To lend perspective, until the widespread advent of two-platoon football, players competed on both offense and defense. There were no scholarships to spare for kicking specialists. This season, even employing scholarship kickers and snappers, most with years of training and a college kicking coach, through games of Nov. 11, ACC teams converted 13 of 30 field goals, 43.3 percent, from between 45 and 50 yards. Hardly automatic.
“The ball was low, and it seemed to hang in the heavy air,” Jack Briebart wrote in The News & Observer of Christy’s straight-in kick. “But it reached its mark, and it was accurate.” DeAngelis got a glimpse from his blocking position on the field. “He kicked it, and we won. It was wonderful.”

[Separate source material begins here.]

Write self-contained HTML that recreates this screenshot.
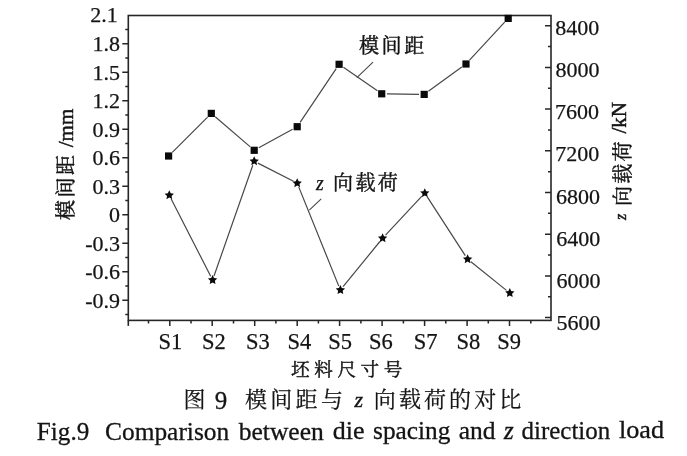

Unfortunately, the football team was barred from postseason play. Duke went to the Orange Bowl instead as the ACC representative and was smoked by Oklahoma. Case, the heralded father of ACC basketball, had incurred a four-year NCAA penalty for recruiting violations that applied to the entire N.C. State athletic program. The punishment is generally regarded as the NCAA’s most severe until Southern Methodist got the death penalty nearly 30 years later.
“I thought it stunk,” Hunter, the running back, told me in 2007 of the football team’s bowl exclusion. Peppler lamented the lost opportunity to gain national recognition. “We couldn’t say much because basketball had been the dominant sport,” he said in an exclusive interview a decade ago. “It was tough.”
Still, N.C. State was the official ACC champion. And Christy, with all the team’s points in the 29-26 clinching victory, including that wholly unexpected, last-gasp field goal, earned quiet immortality, his single-game scoring production the undisputed standard in conference history.